The musical aspect is another story. Once the hair song devolves into Busby Berkeley type numbers, with outfits and choreography, I'm done. That's a period and genre which does nothing for me, and serious homages to it land with equal thuds. The party scenes go on for such a long time, and mostly focus on extras and unnamed characters. What works better is the step scene, where the likely pro dancer fraternity goes first and is legitimately good, followed by the Gamma's raw athleticism, and then Dap's ostensible hero calling everyone 'fags.' Different time, the late 80's, when the protagonist could do that and not raise an eyebrow.

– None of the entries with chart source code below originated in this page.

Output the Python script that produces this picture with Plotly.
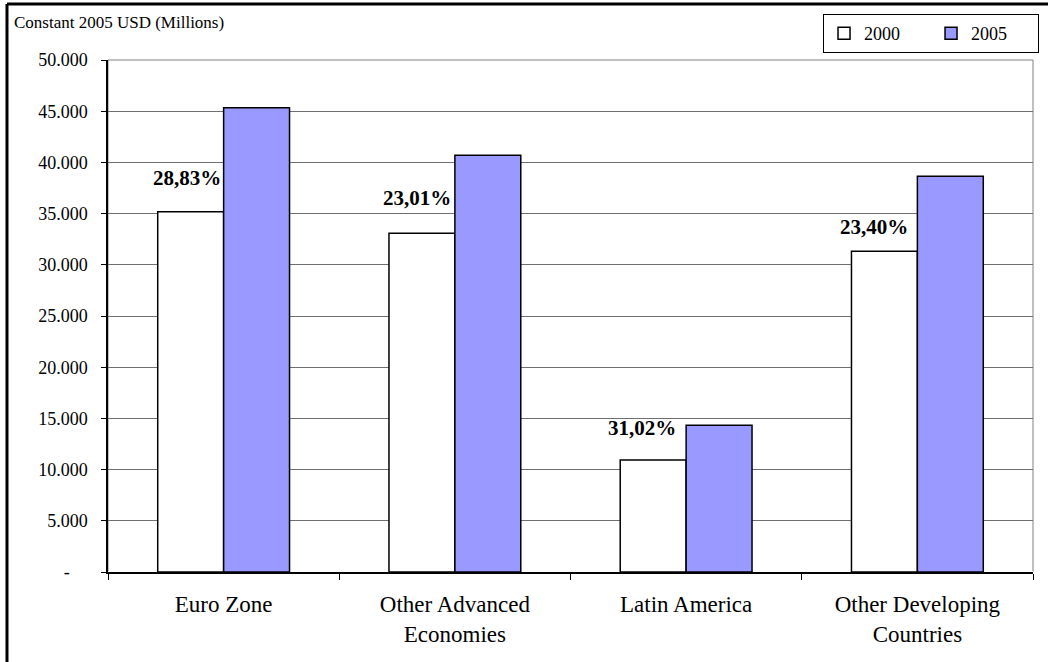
import plotly.graph_objects as go

categories = ["Euro Zone", "Other Advanced<br>Economies", "Latin America", "Other Developing<br>Countries"]
values_2000 = [35190, 33080, 10940, 31320]
values_2005 = [45330, 40690, 14330, 38650]
growth_labels = ["28,83%", "23,01%", "31,02%", "23,40%"]
y_tickvals = [0, 5000, 10000, 15000, 20000, 25000, 30000, 35000, 40000, 45000, 50000]
y_ticktext = ["-\u00a0\u00a0\u00a0\u00a0", "5.000", "10.000", "15.000", "20.000", "25.000",
              "30.000", "35.000", "40.000", "45.000", "50.000"]

FONT = "Liberation Serif, Times New Roman, serif"
label_xshift = [-1, -2, -8, -7]
label_yshift = [20, 21, 18, 10]

fig = go.Figure()
fig.add_trace(go.Bar(name="2000", x=categories, y=values_2000,
                     marker=dict(color="white", line=dict(color="black", width=1.5))))
fig.add_trace(go.Bar(name="2005", x=categories, y=values_2005,
                     marker=dict(color="#9999FF", line=dict(color="black", width=1.5))))

for cat, v, lab, dx, dy in zip(categories, values_2000, growth_labels, label_xshift, label_yshift):
    fig.add_annotation(x=cat, y=v, xref="x", yref="y", text="<b>" + lab + "</b>",
                       showarrow=False, xanchor="right", yanchor="bottom",
                       xshift=dx, yshift=dy, font=dict(family=FONT, size=21, color="black"))

fig.add_annotation(x=-0.1038, y=1.074, xref="paper", yref="paper", text="Constant 2005 USD (Millions)",
                   showarrow=False, xanchor="left", yanchor="middle",
                   font=dict(family=FONT, size=17, color="black"))

# plot area border (gray)
fig.add_shape(type="rect", xref="paper", yref="paper", x0=0, x1=1, y0=0, y1=1,
              line=dict(color="#808080", width=1), layer="below")
# outer chart frame (top and left visible)
fig.add_shape(type="line", xref="paper", yref="paper", x0=-0.1092, x1=1.2, y0=1.1094, y1=1.1094,
              line=dict(color="black", width=3))
fig.add_shape(type="line", xref="paper", yref="paper", x0=-0.1092, x1=-0.1092, y0=1.1094, y1=-0.3,
              line=dict(color="black", width=3))

fig.update_layout(
    width=1048, height=662,
    margin=dict(l=108, r=15, t=60, b=90, autoexpand=False),
    paper_bgcolor="white", plot_bgcolor="white",
    barmode="group", bargap=0.43, bargroupgap=0,
    font=dict(family=FONT, color="black"),
    showlegend=True,
    legend=dict(orientation="h", x=0.773, y=1.0898, xanchor="left", yanchor="top",
                bordercolor="black", borderwidth=1, bgcolor="white",
                font=dict(family=FONT, size=18, color="black"),
                entrywidth=62, entrywidthmode="pixels", traceorder="normal",
                itemwidth=30),
)
fig.update_xaxes(showline=True, linecolor="black", linewidth=1.5, ticks="outside", tickson="boundaries",
                 ticklen=6, tickcolor="black", showgrid=False, ticklabelstandoff=11,
                 tickfont=dict(family=FONT, size=23, color="black"))
fig.update_yaxes(range=[0, 50000], tickvals=y_tickvals, ticktext=y_ticktext,
                 showline=True, linecolor="black", linewidth=1.5, ticks="outside", ticklen=5,
                 tickcolor="black", showgrid=True, gridcolor="#6f6f6f", gridwidth=1,
                 ticklabelstandoff=10, tickfont=dict(family=FONT, size=18, color="black"))

fig.write_html("out.html")
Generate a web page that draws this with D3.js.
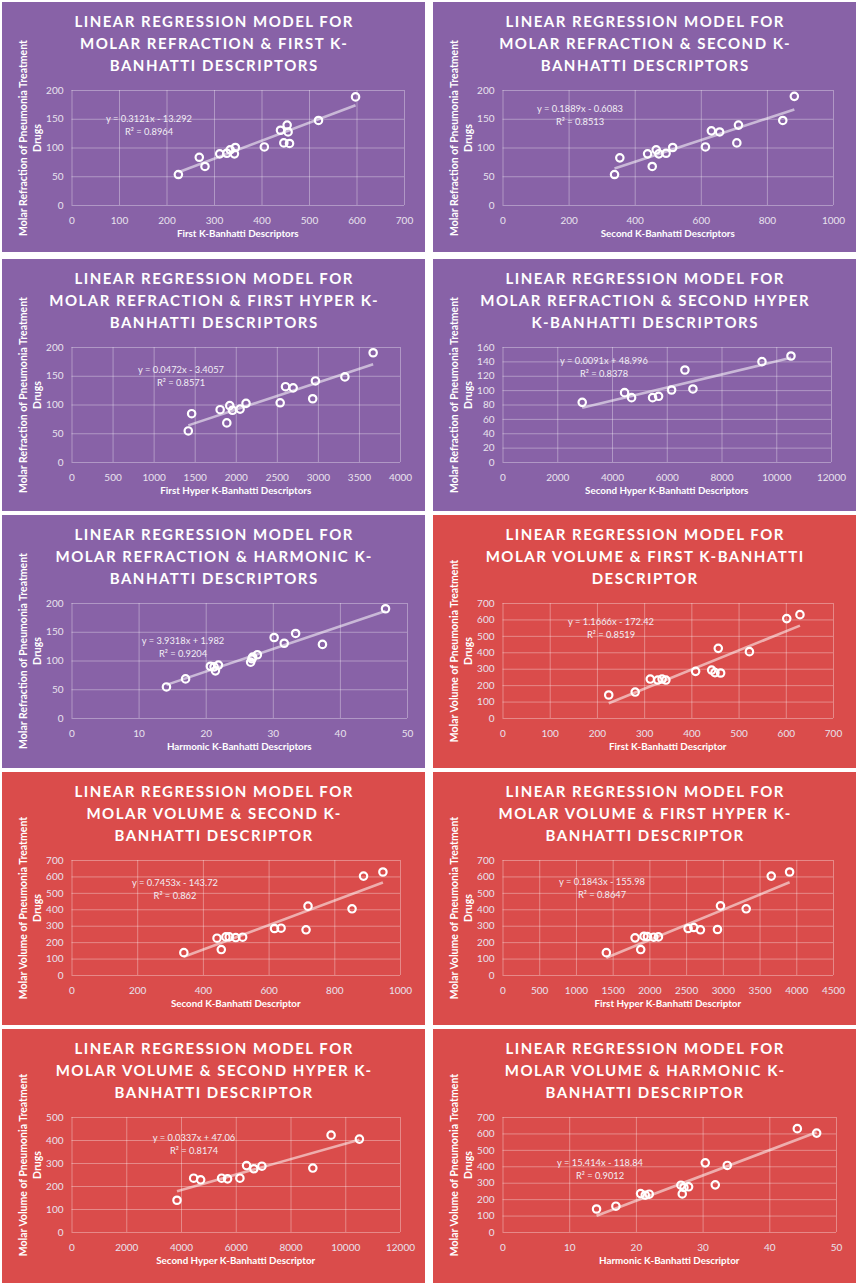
<!DOCTYPE html>
<html>
<head>
<meta charset="utf-8">
<script src="https://cdn.jsdelivr.net/npm/d3@7"></script>
<style>
  html, body { margin: 0; padding: 0; background: #fff; }
  svg { display: block; }
  text { font-family: Lato, "Open Sans", sans-serif; }
</style>
</head>
<body>
<svg id="chart" width="858" height="1285"></svg>
<script>
// ---- data ----
// molar refraction panels
const mrFirstX  = [225, 269, 281, 312, 327, 334, 343, 345, 406, 440, 447, 454, 456, 459, 520, 598];
const mrFirstY  = [53, 83, 67, 89, 90, 96, 89, 100, 101, 130, 108, 139, 127, 107, 147, 188];
const mrSecondX = [339, 355, 439, 453, 465, 473, 495, 515, 614, 632, 657, 709, 714, 848, 883];
const mrSecondY = [53, 82, 89, 67, 96, 89, 90, 100, 101, 129, 127, 108, 139, 147, 189];
const mrFHyperX = [1422, 1463, 1810, 1891, 1927, 1960, 2053, 2125, 2541, 2606, 2699, 2937, 2970, 3329, 3673];
const mrFHyperY = [54, 84, 91, 68, 98, 90, 92, 102, 103, 131, 129, 110, 141, 148, 190];
const mrSHyperX = [2912, 4459, 4715, 5482, 5702, 6177, 6664, 6956, 9478, 10538];
const mrSHyperY = [83, 96.5, 89.5, 89.5, 91.4, 100.2, 128, 101.6, 139.6, 147.5];
const mrHarmX   = [14.15, 17.0, 20.7, 21.25, 21.45, 21.9, 26.7, 26.9, 27.0, 27.7, 30.2, 31.7, 33.4, 37.4, 46.8];
const mrHarmY   = [54, 68, 90, 89, 82, 92, 97, 103, 106, 110, 140, 130, 147, 128, 190];
// molar volume panels
const mvFirstX  = [225, 281, 313, 329, 338, 346, 409, 443, 450, 457, 462, 523, 602, 630];
const mvFirstY  = [140, 158, 237, 231, 237, 231, 284, 292, 276, 424, 274, 404, 605, 629];
const mvSecondX = [342, 443, 456, 470, 480, 500, 521, 618, 638, 714, 720, 854, 889, 948];
const mvSecondY = [136, 224, 155, 232, 232, 228, 230, 283, 285, 275, 419, 403, 602, 627];
const mvFHyperX = [1414, 1805, 1882, 1927, 1973, 2059, 2123, 2527, 2605, 2695, 2927, 2968, 3318, 3659, 3909];
const mvFHyperY = [136, 226, 155, 236, 234, 230, 232, 283, 289, 275, 277, 421, 403, 602, 627];
const mvSHyperX = [3854, 4462, 4718, 5483, 5702, 6152, 6395, 6663, 6955, 8815, 9483, 10517];
const mvSHyperY = [138, 234, 227, 234, 231, 234, 289, 275, 286, 278, 421, 404];
const mvHarmX   = [14.1, 17.0, 20.7, 21.4, 22.0, 26.75, 26.95, 27.2, 27.9, 30.4, 31.9, 33.7, 44.2, 47.1];
const mvHarmY   = [140, 157, 234, 224, 230, 285, 232, 271, 275, 421, 287, 405, 629, 602];

// regression lines as printed on the chart
const slopes     = [0.3121, 0.1889, 0.0472, 0.0091, 3.9318, 1.1666, 0.7453, 0.1843, 0.0337, 15.414];
const intercepts = [-13.292, -0.6083, -3.4057, 48.996, 1.982, -172.42, -143.72, -155.98, 47.06, -118.84];
const equations  = ["y = 0.3121x - 13.292", "y = 0.1889x - 0.6083", "y = 0.0472x - 3.4057",
  "y = 0.0091x + 48.996", "y = 3.9318x + 1.982", "y = 1.1666x - 172.42", "y = 0.7453x - 143.72",
  "y = 0.1843x - 155.98", "y = 0.0337x + 47.06", "y = 15.414x - 118.84"];
const rSquared   = ["R² = 0.8964", "R² = 0.8513", "R² = 0.8571", "R² = 0.8378", "R² = 0.9204",
  "R² = 0.8519", "R² = 0.862", "R² = 0.8647", "R² = 0.8174", "R² = 0.9012"];

const titles = [
  ["LINEAR REGRESSION MODEL FOR", "MOLAR REFRACTION & FIRST K-", "BANHATTI DESCRIPTORS"],
  ["LINEAR REGRESSION MODEL FOR", "MOLAR REFRACTION & SECOND K-", "BANHATTI DESCRIPTORS"],
  ["LINEAR REGRESSION MODEL FOR", "MOLAR REFRACTION & FIRST HYPER K-", "BANHATTI DESCRIPTORS"],
  ["LINEAR REGRESSION MODEL FOR", "MOLAR REFRACTION & SECOND HYPER", "K-BANHATTI DESCRIPTORS"],
  ["LINEAR REGRESSION MODEL FOR", "MOLAR REFRACTION & HARMONIC K-", "BANHATTI DESCRIPTORS"],
  ["LINEAR REGRESSION MODEL FOR", "MOLAR VOLUME & FIRST K-BANHATTI", "DESCRIPTOR"],
  ["LINEAR REGRESSION MODEL FOR", "MOLAR VOLUME & SECOND K-", "BANHATTI DESCRIPTOR"],
  ["LINEAR REGRESSION MODEL FOR", "MOLAR VOLUME & FIRST HYPER K-", "BANHATTI DESCRIPTOR"],
  ["LINEAR REGRESSION MODEL FOR", "MOLAR VOLUME & SECOND HYPER K-", "BANHATTI DESCRIPTOR"],
  ["LINEAR REGRESSION MODEL FOR", "MOLAR VOLUME & HARMONIC K-", "BANHATTI DESCRIPTOR"]
];
const xTitles = ["First K-Banhatti Descriptors", "Second K-Banhatti Descriptors",
  "First Hyper K-Banhatti Descriptors", "Second Hyper K-Banhatti Descriptors",
  "Harmonic K-Banhatti Descriptors", "First K-Banhatti Descriptor", "Second K-Banhatti Descriptor",
  "First Hyper K-Banhatti Descriptor", "Second Hyper K-Banhatti Descriptor", "Harmonic K-Banhatti Descriptor"];
const yTitleMR = ["Molar Refraction of Pneumonia Treatment", "Drugs"];
const yTitleMV = ["Molar Volume of Pneumonia Treatment", "Drugs"];

const xTicks = [
  d3.range(0, 701, 100), d3.range(0, 1001, 200), d3.range(0, 4001, 500), d3.range(0, 12001, 2000),
  d3.range(0, 51, 10), d3.range(0, 701, 100), d3.range(0, 1001, 200), d3.range(0, 4501, 500),
  d3.range(0, 12001, 2000), d3.range(0, 51, 10)
];
const yTicks = [
  d3.range(0, 201, 50), d3.range(0, 201, 50), d3.range(0, 201, 50), d3.range(0, 161, 20),
  d3.range(0, 201, 50), d3.range(0, 701, 100), d3.range(0, 701, 100), d3.range(0, 701, 100),
  d3.range(0, 501, 100), d3.range(0, 701, 100)
];

// ---- layout ----
const colX = [2, 433];
const rowY = [2, 259, 515, 772, 1029];
const rowH = [250, 252, 253, 253, 254];
const panelW = 423;
const plotLeft = 69.5, plotTop = 88, plotBottom = 203;
const plotRight = [402, 400, 398, 398, 405, 400, 398, 400, 398, 403];
// centre of the equation label (x, y of first line)
const eqPos = [[147, 116.5], [147, 106.5], [179, 110.5], [171, 102], [181, 126],
               [178, 107], [173, 111], [169, 110], [192, 108.5], [167, 133.5]];

const PURPLE = "#8862a7", RED = "#da4c4b";

const seriesX = [mrFirstX, mrSecondX, mrFHyperX, mrSHyperX, mrHarmX, mvFirstX, mvSecondX, mvFHyperX, mvSHyperX, mvHarmX];
const seriesY = [mrFirstY, mrSecondY, mrFHyperY, mrSHyperY, mrHarmY, mvFirstY, mvSecondY, mvFHyperY, mvSHyperY, mvHarmY];

const svg = d3.select("#chart");

seriesX.forEach((xs, i) => {
  const row = Math.floor(i / 2), col = i % 2;
  const isMR = i < 5;
  const g = svg.append("g").attr("transform", `translate(${colX[col]},${rowY[row]})`);

  g.append("rect").attr("width", panelW).attr("height", rowH[row])
    .attr("fill", isMR ? PURPLE : RED);

  // title
  g.append("g").selectAll("text").data(titles[i]).join("text")
    .attr("x", panelW / 2 + 0.7).attr("y", (d, k) => 24.8 + k * 22)
    .attr("text-anchor", "middle").attr("fill", "#fff")
    .attr("font-size", 15).attr("font-weight", 700).attr("letter-spacing", 1.5)
    .text(d => d);

  const xT = xTicks[i], yT = yTicks[i];
  const x = d3.scaleLinear().domain([xT[0], xT[xT.length - 1]]).range([plotLeft, plotRight[i]]);
  const y = d3.scaleLinear().domain([yT[0], yT[yT.length - 1]]).range([plotBottom, plotTop]);
  const plotW = plotRight[i] - plotLeft, plotH = plotBottom - plotTop;

  // axes with gridlines
  const gx = g.append("g").attr("transform", `translate(0,${plotBottom})`)
    .call(d3.axisBottom(x).tickValues(xT).tickSize(-plotH).tickPadding(12).tickFormat(d3.format("d")));
  const gy = g.append("g").attr("transform", `translate(${plotLeft},0)`)
    .call(d3.axisLeft(y).tickValues(yT).tickSize(-plotW).tickPadding(8).tickFormat(d3.format("d")));
  [gx, gy].forEach(a => {
    a.select(".domain").remove();
    a.selectAll("line").attr("stroke", "rgba(255,255,255,0.34)").attr("stroke-width", 1);
    a.selectAll("text").attr("fill", "#e8e2ee").attr("font-size", 10)
      .attr("font-family", "Lato, 'Open Sans', sans-serif");
  });

  // trendline over the data range
  const [x0, x1] = d3.extent(xs);
  const line = d3.line().x(d => x(d)).y(d => y(slopes[i] * d + intercepts[i]));
  g.append("path").datum([x0, x1]).attr("d", line)
    .attr("fill", "none").attr("stroke", "rgba(255,255,255,0.55)").attr("stroke-width", 2.6);

  // points
  g.append("g").selectAll("circle").data(xs.map((v, k) => [v, seriesY[i][k]])).join("circle")
    .attr("cx", d => x(d[0])).attr("cy", d => y(d[1])).attr("r", 3.7)
    .attr("fill", "none").attr("stroke", "#fff").attr("stroke-width", 2.2);

  // equation label
  const [ex, ey] = eqPos[i];
  g.append("g").selectAll("text").data([equations[i], rSquared[i]]).join("text")
    .attr("x", ex).attr("y", (d, k) => ey + 3.3 + k * 13)
    .attr("text-anchor", "middle").attr("fill", "#f2eef5").attr("font-size", 9.3)
    .text(d => d);

  // axis titles
  g.append("text").attr("x", (plotLeft + plotRight[i]) / 2).attr("y", 235)
    .attr("text-anchor", "middle").attr("fill", "#fff")
    .attr("font-size", 9.8).attr("font-weight", 700).text(xTitles[i]);

  const yt = isMR ? yTitleMR : yTitleMV;
  g.append("g").selectAll("text").data(yt).join("text")
    .attr("transform", (d, k) => `translate(${25.3 + k * 13.5},136) rotate(-90)`)
    .attr("text-anchor", "middle").attr("fill", "#fff")
    .attr("font-size", 10.5).attr("font-weight", 700).text(d => d);
});
</script>
</body>
</html>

Sidebar: Something to assume about School Daze is that Denzel must have been unavailable to play Dap, because all Lee's other preferred actors are here. Samuel L. Jackson, Giancarlo Esposito, Bill Nunn, and Ossie Davis, are, among others, staples in Lee's repertory company, while Laurence Fishburne never works with Lee again. That's not to say that Fishburne isn't good as Dap, because of course he is, but Denzel's more charismatic.

Anything else would be repeating others. Lee is indeed not a great actor, though I do think he rises to the level of inoffensive in Do the Right Thing. The things I appreciated and scoffed at are essentially equal, so School Daze gets a C+. I look forward to JR's next pick, hopefully something from the blaxploitation era, another of my blind spots.

Reply
Dan M.
8/29/2016 09:27:05 pm

May I recommend Fear of a Black Hat or Superfly for your next Black film selection. Superfly is the best of the blaxploitation films and ...Hat would go nicely with the just reviewed Straight Outta Compton.